There are certain aspects of food that divide consumers into vegetarians and non-vegetarians. Vegetarianism is the practice of abstaining from eating meat. Many people object to eating meat out of respect for sentient life. A non-vegetarian refers to a person who is not a vegetarian — someone who consumes meat. Incidentally, the spread of non-vegetarianism in India might have occurred due to colonialism and I remember seeing in my youth the billboards of non-veg hotels carrying the words ‘Military Hotel’ — thereby implying that meat consumption was dominant in military canteens.
Incidentally, there is another category called ‘eggetarians’ and eggs have become a part of the mid-day meals in schools. Such meals are cooked within the school premises and are served to the students by anganwadi workers. But in urban areas, the ISKON-run NGO Akshaya Patra Foundation is a major player. It has been providing meals to 4.43 lakh students in Karnataka alone. But it claims that its religious beliefs contradict the government’s nutritional guidelines. It had refused to sign a memorandum following a directive by the state government to include onions and garlic in the food, based on recommendations from the State Food Commission.
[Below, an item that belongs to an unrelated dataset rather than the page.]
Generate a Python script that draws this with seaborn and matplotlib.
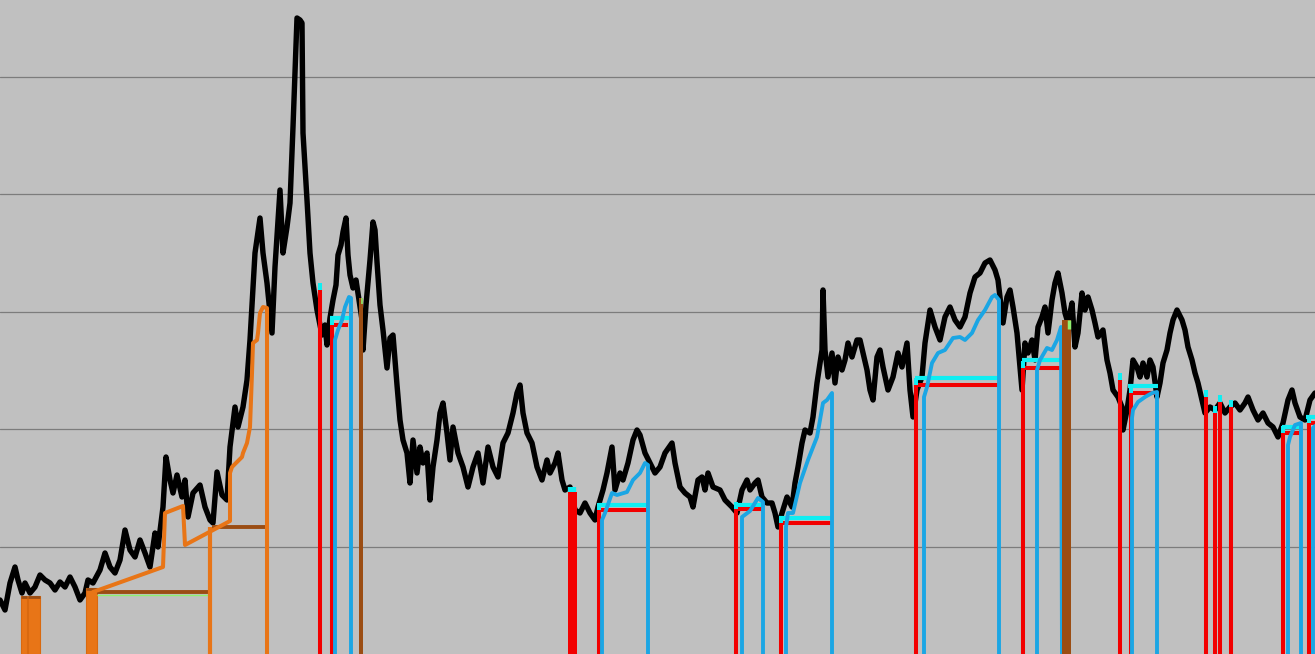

The NGO had earlier refused to provide eggs with their meals, saying it can only provide a satvik diet — a diet based on Ayurveda and yoga literature. It said that it has a religious prerogative of “advocating a lacto-vegetarian diet, strictly avoiding meat, fish and eggs” and also considers onions and garlic in food as “lower modes of nature which inhibit spiritual advancement”.
On the other hand, parents, students and the society in general have asked for eggs to be included in the mid-day meals provided by Akshaya Patra. It has flouted a National Institute of Nutrition directive making eggs mandatory in mid-day meals.
The National Institute of Nutrition and Indian Academy of Pediatrics have recommended the consumption of at least three eggs per week for children. Akshaya Patra claims that eggs are ‘not permissible’ in the meal. Some argue that it also impinges on the food rights of the majority of children attending government schools who are often from marginalised communities and suffer from malnutrition.